Remond, young Remond, that full well could sing, And tune his pipe at Pan's birth carolling: Who for his nimble leaping, sweetest layes, A lawrell garland wore on holidayes; In framing of whose hand dame Nature swore That never was his like nor could be more.[88]

Conjectural reconstruction of literary relationships is perilously seductive. But it is only fair to apprise the young lion of the delightful certainty that though the trail may run up a tree, it abounds in alluring scents. He will find that no sooner has Browne's Marina concluded the adventure borrowed from Fletcher than she falls in with Remond's younger companion, "blithe Doridon," who, in the _Second Book_ of the _Pastorals_, written in 1614-15, swears fidelity to Remond--

Entreats him then That he might be his partner, since no men Had cases liker; he with him would goe-- Weepe when he wept and sigh when he did so;[89]

and that, in the second Song of the _First Book_,[90] Doridon, who also is a poet, is described at a length not at all necessary to the narrative, and in terms that more than echo the description of the beauty of Hermaphroditus in the poem of that name which has been traditionally attributed to Beaumont. This Doridon is a genius:

Upon this hill there sate a lovely swaine, As if that Nature thought it great disdaine That he should (so through her his genius told him) Take equall place with swaines, since she did hold him Her chiefest worke, and therefore thought it fit, That with inferiours he should never sit....

He is "fairest of men"; when he pipes "the wood's sweet quiresters" join in consort--"A musicke that would ravish choisest eares." He is, as I have said, a poet,--

And as when Plato did i' th' cradle thrive, Bees to his lips brought honey from their hive; So to this boy they came; I know not whether They brought, or from his lips did honey gather....

He is also a master in the revels,

His buskins (edg'd with silver) were of silke....

Those buskins he had got and brought away For dancing best upon the revell day.

Browne, by the way, wrote the _Prefatory Address_ to this Book of _Britannia's Pastorals_, June 18, 1613, only three months after Beaumont's Masque upon the "revel day" was acted; and the book was licensed for printing, the same year, November 15.

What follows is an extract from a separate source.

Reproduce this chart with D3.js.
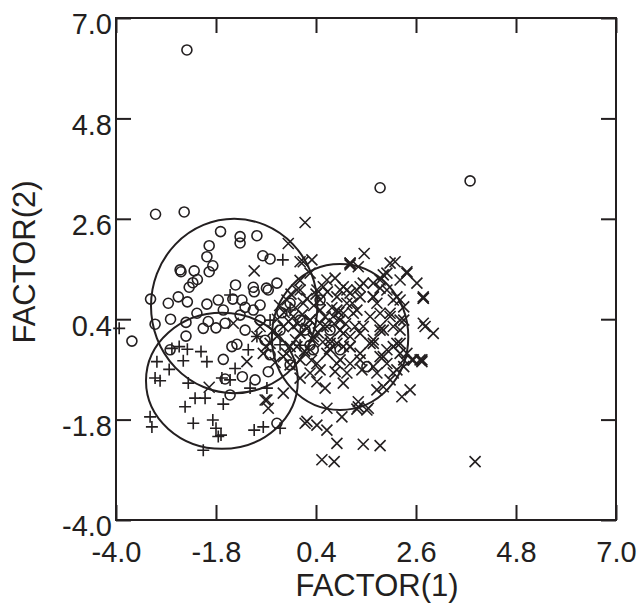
<!DOCTYPE html>
<html><head><meta charset="utf-8">
<script src="https://cdn.jsdelivr.net/npm/d3@7"></script>
<style>body{margin:0;background:#fff}</style></head><body>
<svg id="c" width="644" height="603"></svg>
<script>
const tickValues=[-4.0,-1.8,0.4,2.6,4.8,7.0];
const tickLabels=["-4.0","-1.8","0.4","2.6","4.8","7.0"];
const xTitle="FACTOR(1)", yTitle="FACTOR(2)";

// group 1 (circles)
const circX=[-2.44,-3.13,-2.50,-1.70,-1.27,-1.27,-0.90,-1.95,-2.00,-0.77,-0.61,-1.87,-1.95,-2.59,-2.57,-2.28,-2.21,-2.31,-2.39,-1.37,-0.98,-0.96,-0.65,-0.46,-3.24,-2.63,-2.43,-2.85,-2.00,-1.75,-1.43,-1.23,-1.16,-0.83,-1.27,-0.98,-1.64,-2.22,-2.80,-2.46,-3.14,-1.97,-1.80,-2.08,-1.60,-2.46,-3.65,-1.45,-1.34,-2.81,-1.64,-1.60,-1.49,-1.22,-0.94,-0.46,1.81,3.79,-0.69,-0.17,-0.39,-0.72,0.05,-0.61,0.27,-0.17,0.49,0.71,0.93,0.16,-0.83,-1.16,-0.35,1.52,-0.65,0.34];
const circY=[6.30,2.70,2.75,2.32,2.21,2.07,2.23,2.01,1.77,1.79,1.72,1.57,1.44,1.48,1.44,1.46,1.27,1.20,1.10,1.15,1.10,1.00,1.04,1.19,0.84,0.89,0.78,0.75,0.73,0.82,0.84,0.82,0.66,0.71,0.49,0.60,0.60,0.53,0.40,0.33,0.29,0.35,0.21,0.20,0.31,0.03,-0.08,-0.20,-0.15,-0.27,-0.48,-0.91,-1.26,-0.86,-0.93,-1.88,3.28,3.43,1.08,0.75,0.16,-0.06,0.38,-0.38,-0.17,-0.60,0.82,0.16,-0.27,0.16,0.38,0.16,0.54,-0.64,-0.75,-0.27];

// group 2 (plus)
const plusX=[-3.93,-0.33,-1.49,-2.77,-2.61,-2.43,-2.13,-2.52,-2.00,-3.10,-2.83,-3.14,-3.03,-2.41,-2.26,-2.04,-2.48,-1.64,-3.25,-3.21,-2.30,-1.87,-1.80,-1.75,-1.69,-2.08,-0.96,-0.76,-0.39,-1.49,-1.38,-1.05,-1.09,-0.90,-0.39,-0.68,-0.61,0.05,-0.17,-1.67];
const plusY=[0.20,1.70,0.93,-0.24,-0.20,-0.26,-0.31,-0.51,-0.53,-0.53,-0.70,-0.89,-0.95,-1.00,-1.33,-1.33,-1.52,-1.46,-1.74,-1.96,-1.88,-1.81,-1.99,-2.17,-2.14,-2.47,-2.03,-1.96,-1.99,-0.93,-0.68,-1.11,-0.27,0.02,-0.16,-1.11,0.38,-0.17,0.60,-0.89];

// group 3 (x)
const crossX=[0.16,-0.21,0.05,-0.96,-1.42,-1.95,-1.12,-0.72,-0.65,-0.32,0.16,
1.46,2.14,2.40,2.62,2.76,2.80,2.98,1.15,0.12,0.31,1.96,2.25,0.82,1.00,1.30,1.37,1.66,1.81,2.10,2.33,2.03,1.59,1.22,0.86,0.49,0.56,0.05,-0.24,2.10,1.81,1.37,1.00,0.64,0.27,-0.10,2.25,2.40,1.96,1.59,1.15,0.71,0.34,-0.02,
2.73,2.47,2.29,1.74,1.33,1.30,1.52,0.64,0.97,0.20,0.42,0.64,0.86,1.44,1.81,0.53,0.80,-0.68,-0.17,0.05,0.42,0.60,1.00,1.41,2.03,2.18,2.54,2.25,1.96,1.66,1.15,0.82,0.49,0.27,
1.15,1.33,2.76,2.51,2.73,1.33,1.55,3.90,1.88,1.66,1.96,2.25,1.74,1.37,1.15,2.33,2.03,1.81,2.25,1.66,2.10,1.88,1.37,1.08,1.74,2.10,1.88,2.33,1.00,1.26,1.15,0.93,
0.27,0.64,0.93,1.08,0.42,0.12,0.49,0.78,0.93,0.56,0.27,-0.10,-0.32,0.05,0.34,0.71,1.00,0.64,0.27,-0.17,-0.46,-0.61,-0.90,-0.83,0.86,0.42,0.05,-0.32,-0.76,0.49,0.86,-0.02,
1.15,2.03,2.40,2.76,1.44,1.81,1.08,1.66,2.18,1.30,1.81,2.25,0.93,1.44,1.88,1.15,1.66,2.18,0.86,1.37,1.81,2.33,2.69,2.76,
-0.40,-0.30,-0.20,-0.05,0.10,0.20,0.35,0.45,0.55,0.60,0.75,0.80,0.90,0.15,-0.05,-0.25,0.30,0.70,0.40,0.05,-0.45,-0.55,-0.70,-0.50,0.20,0.65,1.05,1.20,-0.15,0.00];
const crossY=[2.52,2.06,1.66,1.46,0.31,-1.09,-0.53,-1.37,-1.55,-1.22,-1.88,
1.84,1.66,1.44,1.19,0.89,0.24,0.09,1.59,1.66,1.70,1.41,1.26,1.30,1.11,1.04,0.89,0.89,1.08,0.82,0.67,0.53,0.46,0.53,0.60,0.82,1.11,1.04,0.82,0.24,0.24,0.09,0.09,0.24,0.38,0.24,-0.13,-0.35,-0.27,-0.13,-0.20,-0.13,-0.05,-0.20,
-0.53,-1.15,-1.30,-1.15,-1.41,-1.57,-1.59,-1.55,-1.74,-1.84,-1.92,-2.03,-2.32,-2.34,-2.37,-2.68,-2.72,-1.37,-0.60,-0.89,-0.97,-1.11,-1.00,-0.71,-0.93,-0.71,-0.49,-0.35,-0.57,-0.64,-0.57,-0.75,-0.71,-0.78,
1.63,1.55,0.86,-0.49,-0.49,-1.52,-1.55,-2.72,1.37,1.19,1.04,0.82,0.75,1.11,0.97,0.38,0.46,0.16,0.16,-0.13,-0.20,-0.42,-0.49,-0.78,-0.78,-0.78,-1.08,-0.64,0.53,0.24,-0.20,-0.49,
1.41,1.26,1.04,0.75,1.04,0.75,0.60,0.46,0.16,0.24,0.38,0.46,0.24,0.09,0.02,-0.05,-0.20,-0.35,-0.27,-0.20,0.02,-0.13,0.02,0.24,-0.57,-0.57,-0.49,-0.42,-0.35,0.31,0.89,1.04,
1.63,1.63,1.41,0.86,1.19,1.26,1.04,0.89,0.89,0.60,0.53,0.38,0.38,0.24,0.16,0.02,-0.05,-0.13,-0.13,-0.35,-0.42,-0.49,-0.49,0.31,
0.70,0.55,0.35,0.65,0.50,0.20,0.70,0.10,-0.10,0.45,0.65,0.30,0.55,-0.30,-0.05,-0.35,-0.50,-0.25,0.95,1.25,0.40,0.15,-0.20,-0.55,0.85,1.00,0.30,0.75,0.95,0.30];

// group ellipses (center, radii in data units)
const ellCX=[-1.40,-1.67,0.93];
const ellCY=[0.69,-0.95,0.01];
const ellRX=[1.83,1.67,1.50];
const ellRY=[1.91,1.49,1.60];

const ink="#231f20";
const font="'Liberation Sans', Arial, Helvetica, sans-serif";
const L=116,R=616,T=18,B=520;
const x=d3.scaleLinear().domain([-4,7]).range([L,R]);
const y=d3.scaleLinear().domain([-4,7]).range([B,T]);
const svg=d3.select("#c");

// ellipses
const eg=svg.append("g");
ellCX.forEach((cx,i)=>{
  eg.append("ellipse")
    .attr("cx",x(cx)).attr("cy",y(ellCY[i]))
    .attr("rx",x(cx+ellRX[i])-x(cx)).attr("ry",y(ellCY[i])-y(ellCY[i]+ellRY[i]))
    .attr("fill","none").attr("stroke",ink).attr("stroke-width",2);
});

// markers
const mg=svg.append("g").attr("fill","none").attr("stroke",ink).attr("stroke-width",1.6);
circX.forEach((v,i)=>mg.append("circle").attr("cx",x(v)).attr("cy",y(circY[i])).attr("r",5));
plusX.forEach((v,i)=>mg.append("path").attr("transform",`translate(${x(v)},${y(plusY[i])})`).attr("d","M-6,0H6M0,-6V6"));
crossX.forEach((v,i)=>mg.append("path").attr("transform",`translate(${x(v)},${y(crossY[i])})`).attr("d","M-5.5,-5.5L5.5,5.5M-5.5,5.5L5.5,-5.5"));

// axes
function style(g){g.select(".domain").remove();g.selectAll("line").attr("stroke",ink).attr("stroke-width",2);
  g.selectAll("text").attr("fill",ink).style("font-family",font).style("font-size","29px");}
const fmt=(d)=>tickLabels[tickValues.indexOf(d)];
svg.append("g").attr("transform",`translate(0,${B})`)
  .call(d3.axisBottom(x).tickValues(tickValues).tickSize(-15).tickPadding(21).tickFormat(fmt)).call(style);
svg.append("g").attr("transform",`translate(${L},0)`)
  .call(d3.axisLeft(y).tickValues(tickValues).tickSize(-15).tickPadding(4).tickFormat(fmt)).call(style)
  .selectAll("text").attr("dy","0.55em");
svg.append("g").attr("transform",`translate(0,${T})`)
  .call(d3.axisTop(x).tickValues(tickValues).tickSize(-15).tickFormat("")).call(style);
svg.append("g").attr("transform",`translate(${R},0)`)
  .call(d3.axisRight(y).tickValues(tickValues).tickSize(-15).tickFormat("")).call(style);

// frame
svg.append("rect").attr("x",L).attr("y",T).attr("width",R-L).attr("height",B-T)
  .attr("fill","none").attr("stroke",ink).attr("stroke-width",2);

// titles
svg.append("text").attr("x",377).attr("y",596).attr("text-anchor","middle")
  .attr("fill",ink).style("font-family",font).style("font-size","31px").text(xTitle);
svg.append("text").attr("transform","translate(35,262) rotate(-90)").attr("text-anchor","middle")
  .attr("fill",ink).style("font-family",font).style("font-size","31px").text(yTitle);
</script></body></html>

Returning to our young lion, he will, I fear me, exult (with lust of chase or laughter?) when in the third song of this book, he notes that Doridon, overhearing the love-colloquy of Remond and Fida, can find no other trope to describe their felicity than one drawn from Ovid, and from the so-called Beaumont poem of 1602, _Salmacis and Hermaphroditus_,--

Sweet death they needs must have, who so unite That two distinct make one Hermaphrodite.[91]